India is witnessing a rising trend of fresh-faced kids, barely out of college, turning job makers rather than job takers. So, what exactly is driving this change?

The Indian Labour Bureau’s report on youth employment and unemployment for 2012-13, states that the rapid increase in the young labour force has not been backed by an equal growth in the job market. The widening of a mismatch in skills is compelling the young to resort to self-employment. A third of graduates and above are unemployed, and even more interestingly, the more educated one is, the less likely will it be to find a job.
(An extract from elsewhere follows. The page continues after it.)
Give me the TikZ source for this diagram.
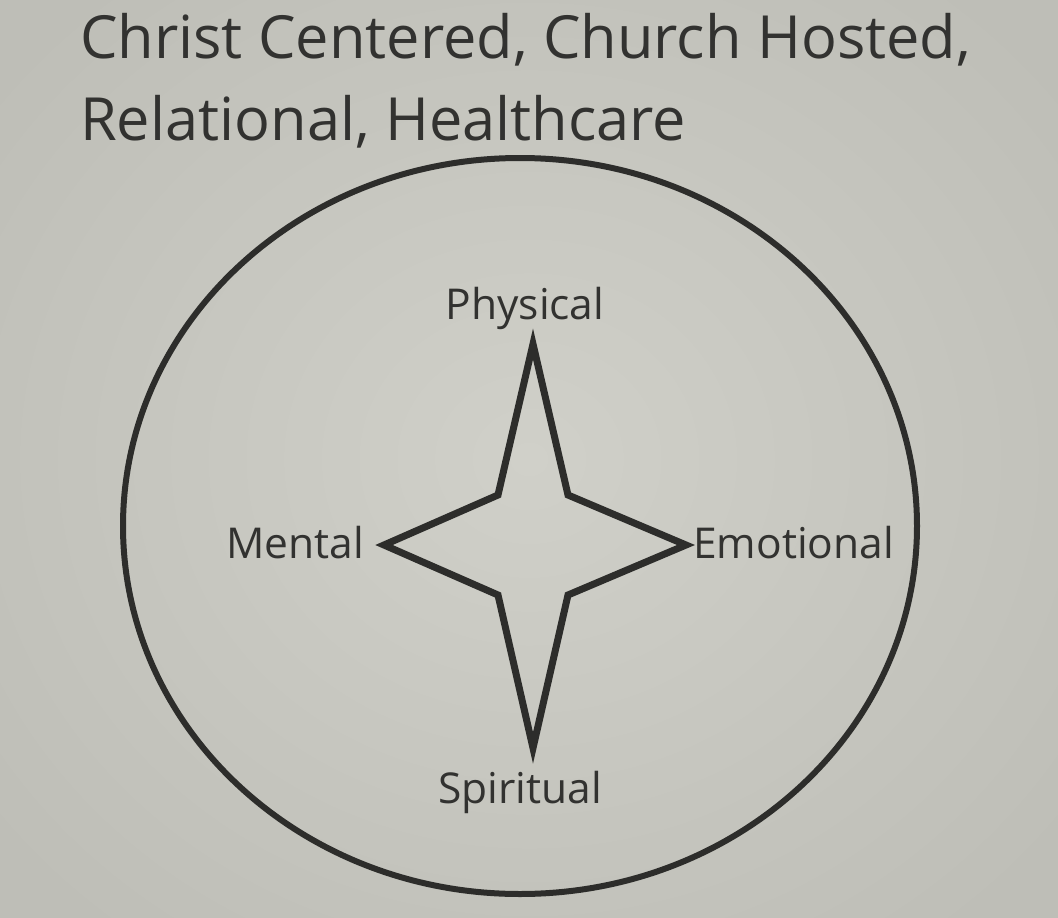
\documentclass[tikz,border=0pt]{standalone}
\usepackage{fontspec}
\setmainfont{Open Sans}
\definecolor{bgin}{RGB}{208,208,201}
\definecolor{bgout}{RGB}{190,190,183}
\definecolor{ink}{RGB}{45,45,43}
\definecolor{txt}{RGB}{50,50,48}
\tikzset{
  titletext/.style={anchor=base west, inner sep=0pt, text=txt, font=\fontsize{59.5}{60}\selectfont},
  label/.style={anchor=base, inner sep=0pt, text=txt, font=\fontsize{42.5}{42}\selectfont},
  outline/.style={draw=ink, line width=6pt, line join=miter},
}
\begin{document}
\begin{tikzpicture}[x=1pt,y=-1pt]
\useasboundingbox (0,0) rectangle (1058,918);
\shade[inner color=bgin, outer color=bgout] (-150,-150) rectangle (1208,1068);
\node[titletext] (t1) at (80,58) {Christ Centered, Church Hosted,};
\node[titletext] (t2) at (80,140) {Relational, Healthcare};
\draw[outline] (520,526) ellipse [x radius=397, y radius=368];
\draw[outline, line width=7pt, miter limit=20] (533,344) -- (568,495) -- (686,545) -- (568,595) -- (533,748) -- (498,595) -- (384,545) -- (498,495) -- cycle;
\node[label] (phys) at (525,319) {Physical};
\node[label, anchor=base west] (ment) at (226,558) {Mental};
\node[label, anchor=base west] (emo) at (693,558) {Emotional};
\node[label] (spir) at (520,803) {Spiritual};
\end{tikzpicture}
\end{document}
Rohit Shroff, Co-founder, Holidify.com, a travel portal focused on niche holiday experiences, says, “The success of the entrepreneurial companies started a few years ago has set things into motion very efficiently. VCs are rapidly setting up shops in India.”

“Currently, the second generation of Indian entrepreneurs are being provided guidance, mentoring and even angel investments by first-generation entrepreneurs.” Shroff founded Holidify.com earlier this year after trying his hand at a couple of other “misfired ventures”, as he calls them, while still at IIT.

Things are improving

Rohit Nair, Co-founder, Quizworks, now India’s leading quizzing company, says, “The environment today is definitely more favourable compared to what it was four years ago when we started. Entrepreneurship is no longer a cuss word and most importantly, families are open to the idea.” He adds, “The ecosystem has definitely improved. The availability of more mentors, funds and technology partners to experiment with new ideas and provide the impetus to start-up has made entrepreneurship conducive.”

A 2011 Gallup study of 20 economic entities in Asia had shown that India ranked in the bottom quartile on several important indicators of a well-functioning entrepreneurial ecosystem. The same study reported, “More than 60 per cent of the Indian population possesses personality traits that are crucial for success as an entrepreneur — such as business thinking (69 per cent), optimism (66 per cent), and persistence (65 per cent) — which suggests a wealth of entrepreneurial capacity.” However, when asked about the difficulty of starting a business, 46 per cent Indians said that the government makes it hard to start a business. The report further observed that “conditions that must improve include the government — such as its honesty and efficiency, simplifying tax laws, reforming investment regulations, reducing the number of procedures required to start a business, and reducing the time and cost of enforcing legal contracts — and society — such as increasing the interactions and collaboration among investors, aspiring or existing entrepreneurs, and advisers or educators.”

The EY G20 Entrepreneurship Barometer 2013, which is designed to help leading countries benchmark their progress and performance on this vital issue, released late last year, states that entrepreneurs in India would face a struggle if the country’s economic growth continued to decelerate. However, the government has recognised the need for action.

Simplification of rules

Farokh Balsara, Partner & Markets Leader — India, EY, says, “Entrepreneurs perceive simplification of tax rules and regulations as the single-most effective improvement required in the system.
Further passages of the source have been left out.